Friday, December 21, 2007

Should the Premed Requirements in Physics be Changed?

Nearly 30 years ago, Abraham Liboff and Michael Chopp—both faculty members at Oakland University—published an article in the American Journal of Physics titled “Should the Premed Requirements in Physics be Changed?” (Volume 47, Pages 331–336, 1979). Their conclusions are still relevant today, and eloquently confirm the purpose of Intermediate Physics for Medicine and Biology. Abe and Mike concluded
The reasons usually given for including the physics component in the premedical curriculum include its importance in a liberal arts education, and the use of physics grades as a screening yardstick for admissions committees. However, educators have ignored the wide range of applications of physics to medicine in diverse areas such as physiology, problem solving, quantitation, diagnostic techniques, etc.

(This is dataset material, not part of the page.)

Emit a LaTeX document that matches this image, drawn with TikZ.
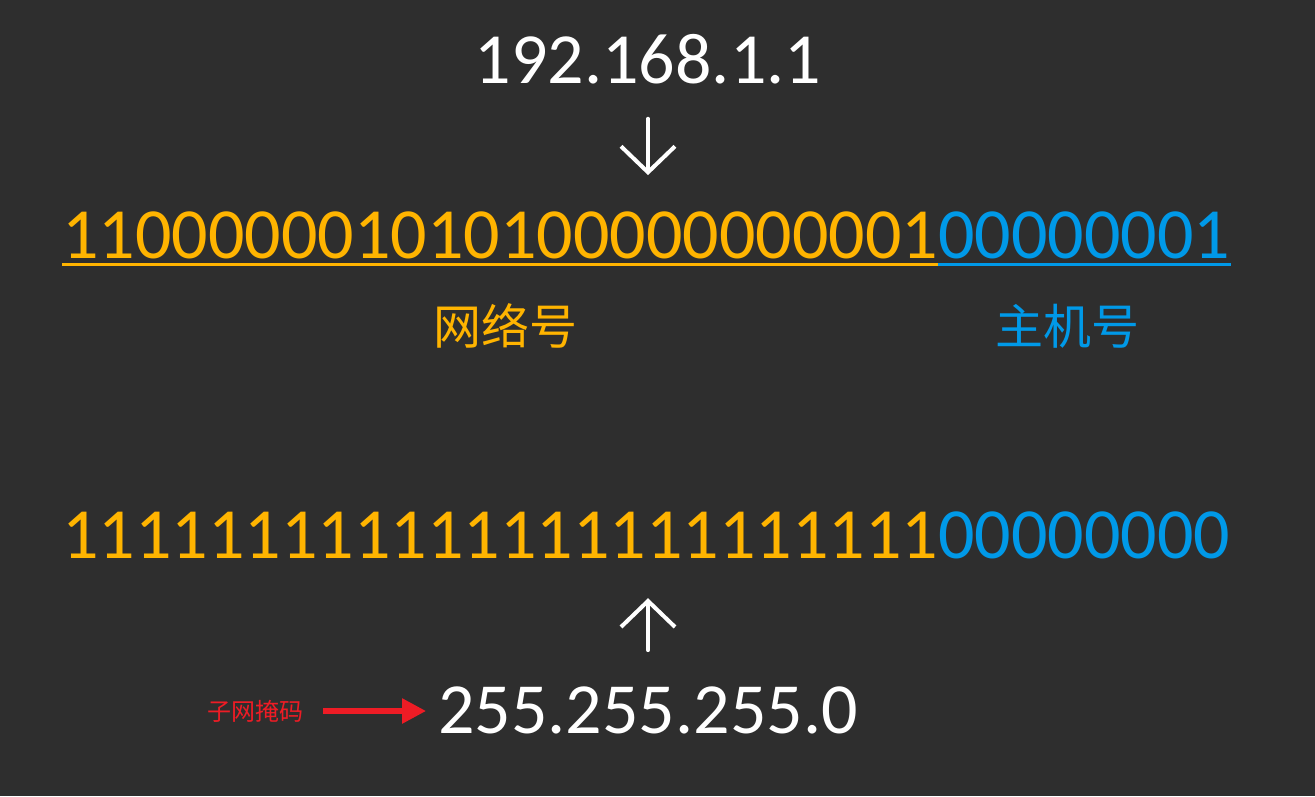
\documentclass[tikz,border=0pt]{standalone}
\usepackage{fontspec}
\setmainfont{Carlito}
\newfontfamily\cjk{Noto Sans CJK SC}
\usetikzlibrary{arrows.meta}
\definecolor{board}{HTML}{2E2E2E}
\definecolor{netcol}{HTML}{FFB400}
\definecolor{hostcol}{HTML}{0099E8}
\definecolor{maskred}{HTML}{EE1C25}

\begin{document}
\begin{tikzpicture}[x=1pt, y=-1pt,
    digits/.style={inner sep=0pt, font=\fontsize{72}{72}\selectfont},
    cnword/.style={inner sep=0pt, font=\cjk\fontsize{48}{48}\selectfont},
    barb/.style={white, line width=4pt, line cap=round, -{Straight Barb[length=26pt, width=54pt]}},
    redarrow/.style={maskred, line width=5.5pt, -{Triangle[length=24pt, width=24pt]}}]
    \fill[board] (0,0) rectangle (1315,796);
    \node[digits, white, anchor=base] (ip) at (648,83) {192.168.1.1};
    \node[digits, netcol, anchor=base west] (net) at (62,258) {110000001010100000000001};
    \node[digits, hostcol, anchor=base west] (host) at (net.base east) {00000001};
    \draw[netcol, line width=3pt] ([yshift=-6pt]net.base west) -- ([yshift=-6pt]net.base east);
    \draw[hostcol, line width=3pt] ([yshift=-6pt]host.base west) -- ([yshift=-6pt]host.base east);
    \draw[barb, shorten <=35pt, shorten >=36pt] (ip.south) -- (ip.south |- net.north);
    \node[cnword, text=netcol] (netname) at (505,326) {网络号};
    \node[cnword, text=hostcol] (hostname) at (1067,326) {主机号};
    \node[digits, netcol, anchor=base west] (ones) at (62,558) {111111111111111111111111};
    \node[digits, hostcol, anchor=base west] (zeros) at (ones.base east) {00000000};
    \node[digits, white, anchor=base] (mask) at (648,733) {255.255.255.0};
    \draw[barb, shorten <=36pt, shorten >=40pt] (mask.north) -- (mask.north |- ones.south);
    \node[inner sep=0pt, font=\cjk\fontsize{24}{24}\selectfont, text=maskred] (maskname) at (255,711) {子网掩码};
    \draw[redarrow, shorten <=20pt, shorten >=12pt] (maskname.east) -- (maskname.east -| mask.west);
\end{tikzpicture}
\end{document}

Most premeds take physics too late in their undergraduate program to accommodate physics electives. In medical school there is no tradition of specialized physics, as occurs in chemistry and biology. The net result is that medical students are disadvantaged in physics, unable to cope with advances in technology requiring a stronger base than the usual ten hours of undergraduate physics.

The new MCAT examination perhaps signals a change in thinking by the medical community, in that the test goes for towards recognizing the essential role that physics plays in modern medicine. Not only is knowledge of each of the sciences required, but, equally important, problem-solving and quantitative skills are tested, reflecting the sort of techniques emphasized in physics.

To directly address the question of the poor undergraduate physics preparation of future physicians and other health care professionals, we suggest that at least one, and probably, two, semesters of additional physics be added to all premedical programs. This added work should be specialized material in the physics of medicine and should require both a year of calculus and a year of introductory physics as prerequisites.

Friday, December 14, 2007

Technetium Shortage

The shutdown of a nuclear reactor at Chalk River, Ontario has caused a shortage of an isotope of technetium (Tc-99m) used for medical imaging (see the New York Times article for details). What is technetium, and how is it produced? The following is a quote from the 4th edition of Intermediate Physics for Medicine and Biology (page 497).
The most widely used isotope [for medical imaging] is Tc-99m. As its name suggests, it does not occur naturally on earth, since it has no stable isotopes. We consider it in some detail to show how an isotope is actually used... The isotope is produced in the hospital from the decay of its parent, Mo-99 [molybdenum], which is a fission product of U-235 and can be separated from about 75 other fission products. The Mo-99 decays to Tc-99m.

Technetium is made available to hospitals through a “generator” that was developed at Brookhaven National Laboratories in 1957 and is easily shipped. Isotope Mo-99, which has a half-life of 67 h, is adsorbed on an alumina substrate... As the Mo-99 decays, it becomes pertechnetate (TcO4-). Sterile isotonic eluting solution is introduced under pressure above the alumina and passes through after filtration into an evacuated eluate container. After removal of the technetium, the continued decay of Mo-99 causes the Tc-99m concentration to build up again. A generator lasts about a week.

Friday, December 7, 2007

Is Computed Tomography Safe?

Drs. David Brenner and Eric Hall recently warned that the increased popularity of CT scans, particularly in children, can lead to an increased incidence of cancer (“Computed Tomography – An Increasing Source of Radiation Exposure,” New England Journal of Medicine, Volume 357, Pages 2277–2284, 2007). Widespread awareness of this research may lead to the avoidance of unnecessary CT examinations. (This conclusion remains controversial, see statements by the American Association of Physicists in Medicine and the Radiological Society of North America.) Brenner and Hall's earlier work on this issue is discussed in the 4th edition of Intermediate Physics for Medicine and Biology (page 472).